The Britain-based activist group Syrian Observatory for Human Rights said the plane was hit as it was conducting air raids on the town of Muhassan. The group quoted activists in the area as saying the plane was hit with fire from a heavy machine gun used by rebels in the area.
Observatory Director Rami Abdul-Rahman said he was told by locals that the rebels captured the pilot, a colonel, alive.
Theodore Karasik, a regional security expert at the Dubai-based Institute for Near East and Gulf Military Analysis, said the rebel claim -- if true -- would suggest a stepped-up flow of outside military assistance. Older anti-aircraft weapons, possibly looted from Syrian arsenals such as variations on the Soviet-era SA-7, are considered overmatched by later model MiGs in the Syrian air force.

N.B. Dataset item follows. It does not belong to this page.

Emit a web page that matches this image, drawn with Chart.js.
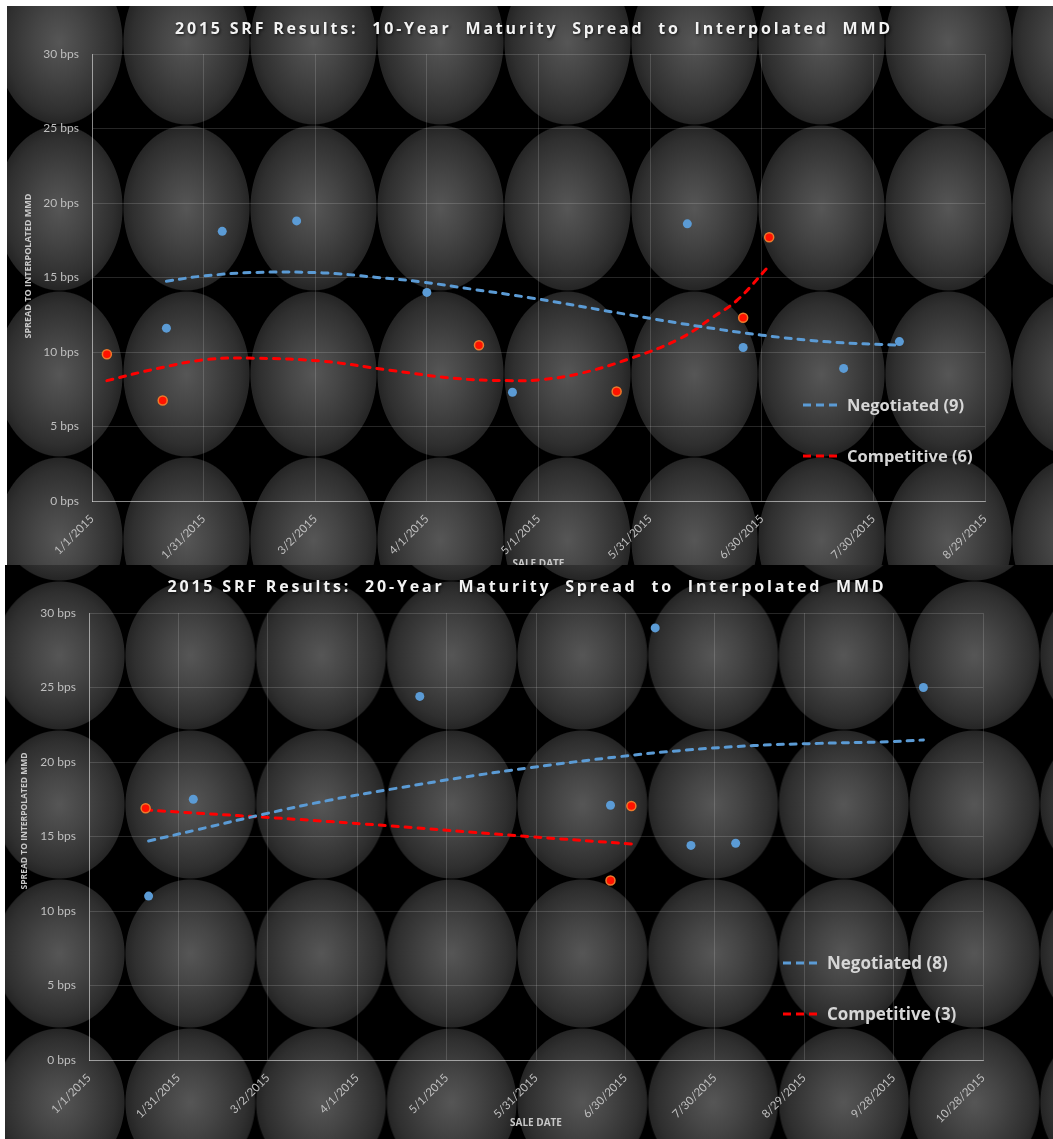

"If this is true, the conjecture would be that covert aid to the rebels is expanding with higher-grade anti-aircraft capabilities," he said.
Gulf states such as Saudi Arabia and Qatar have pledged to help supply the Syrian rebels, but the extent of the aid is unclear. Rebel commanders have consistently complained about lack of ammunition, including during recent battles in Aleppo. Last week, anti-regime protesters across Syria staged rallies calling for greater anti-aircraft firepower.
On Sunday, the head of Syria's main opposition group in exile called for international powers to impose a no-fly zone in border areas to protect civilians who are coming under increasingly intense attacks by regime warplanes and helicopters.
The president of the Syrian National Council, Abdelbaset Sieda, told The Associated Press that such a move by the international community would show President Bashar Assad's regime that his opponents around the world are serious.
The Syrian opposition has been calling for a no-fly zone over Syria for months. But Sieda renewed the plea a day after U.S. Secretary of State Hillary Rodham Clinton said Washington and Turkey were discussing a range of steps including a no-fly zone over some parts of Syria as the regime increasingly uses its air force to attack rebels.
The eastern, oil-rich region of Deir el-Zour near the border with Iraq has been witnessing heavy clashes between government troops and rebels over the past week. Syrian Prime Minister Riad Hijab, who defected to Jordan earlier this month, comes from Deir el-Zour.
The toll of Syria journalists killed over the weekend rose to three on Monday, when a pro-government TV station said one of its cameramen kidnapped three days ago is believed to be dead.
The station said two other journalists and their driver are being held by rebels near the capital Damascus.
The station said gunmen kidnapped the cameraman Friday along with three other employees of the pro-regime Al-Ikhbariya TV while covering the violence in the Damascus suburb of al-Tal. The three surviving members of the team appeared in an online video, saying they were being held by rebel forces who were treating them well.
A man who identified himself as a rebel spokesman also appeared in the video, saying the cameraman and two members of the Free Syrian Army rebel group were killed in government shelling while on a tour in al-Tal to shoot destruction in the area.
It was impossible to independently verify the events shown in the video. But the general manager of Al-Ikhbariya TV said they believe the cameraman is dead. In June, gunmen raided Al-Ikhbariya's headquarters, killing seven employees.
Two other journalists were killed in Damascus or its suburbs on Saturday. A reporter for state-run news agency SANA was killed in his Damascus home, while another working for the pan-Arab Al-Arabiya TV was killed in a blast in al-Tal.
Activists reported clashes and shelling between government troops and rebels in areas including Damascus and its suburbs, the central province of Homs, and the southern region of Daraa. The Observatory said 52 people were killed so far Monday, 39 of them civilians while the others were soldiers or rebels.
Activists say more than 20,000 people have been killed since the revolt began in March 2011.